LLMAtlas — The Open Ecosystem Workspace for LLMs

After the model computes the next-token probability distribution, sampling picks which token to actually emit. Three parameters control how this happens. Most people set them wrong.

Temperature

Temperature reshapes the probability distribution before sampling:

Temperature = 0 — Always pick the highest-probability token. Deterministic (mostly), often repetitive.
Temperature = 1 — Sample from the raw distribution. Creative, varied, occasionally wrong.
Temperature = 2 — Flattens the distribution; low-probability tokens become more likely. Chaotic.

Mathematically: probability_i = softmax(logit_i / T). Lower T sharpens; higher T smoothens.

Rules of thumb:

Factual Q&A, code, structured output → 0 to 0.3
Drafting prose, brainstorming → 0.6 to 0.9
Creative fiction, poetry → 0.9 to 1.2
Above 1.3 → usually breakdowns

Top-p (nucleus sampling)

Top-p limits sampling to the smallest set of tokens whose cumulative probability exceeds p:

top_p = 1.0 — Consider all tokens (no filter).
top_p = 0.9 — Consider only the top tokens that together make up 90% of probability mass.
top_p = 0.1 — Very aggressive filter; almost greedy.

Top-p adapts to the distribution shape: when the model is confident, only a few tokens qualify; when it's uncertain, more do. It's smarter than top-k.

Top-k

Top-k caps consideration to the k most likely tokens:

top_k = 1 — Greedy. Always pick the most likely.
top_k = 50 — Default for many APIs. Reasonable.
top_k = 0 — Usually means "disabled" — no filter.

Top-k is a hard cutoff; top-p is adaptive. Top-p is generally preferred.

How they combine

When you set multiple sampling parameters, they're applied in order: top-k filters first, then top-p, then temperature scales what's left, then a sample is drawn.

In practice, set one or the other, not both aggressively. A common safe default:

temperature: 0.7
top_p: 0.95
top_k: 0 (disabled)

When determinism matters

For evals, regression tests, and reproducible workflows, set temperature = 0. Even then, true determinism isn't guaranteed — GPU non-determinism, KV cache differences, and batching can introduce small variations.
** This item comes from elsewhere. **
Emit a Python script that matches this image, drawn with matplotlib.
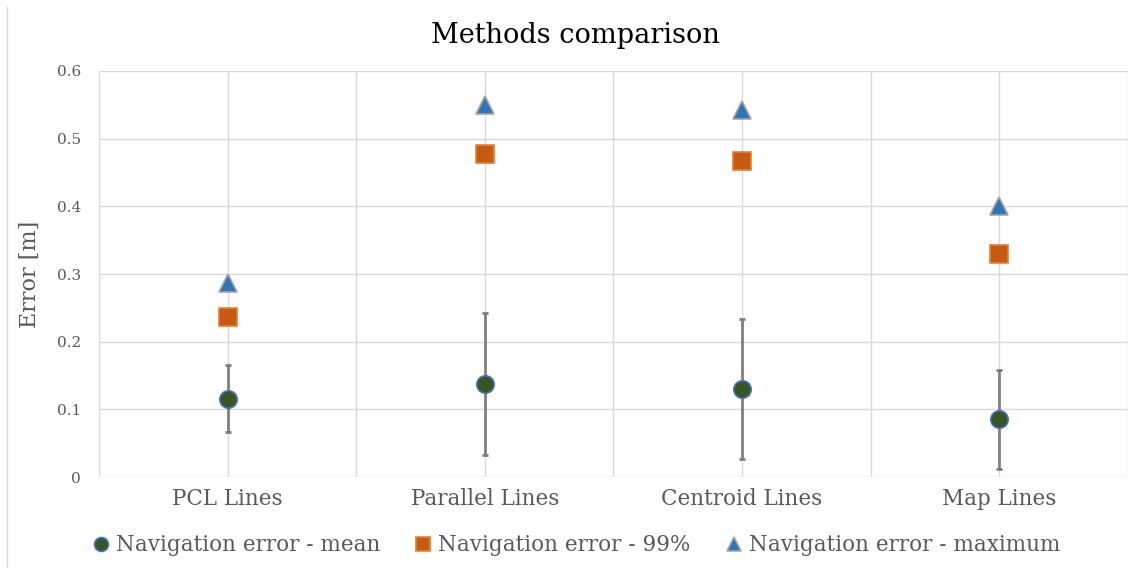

For strict reproducibility, also pin the model version, the seed (if supported), and the API revision.

What max_tokens actually does

max_tokens is the output length cap, measured in generated tokens. It doesn't make the model think harder or longer about the answer; it just sets a ceiling on how much it can produce before being cut off. Set it generously enough to hold a complete answer, tightly enough to prevent runaway generation.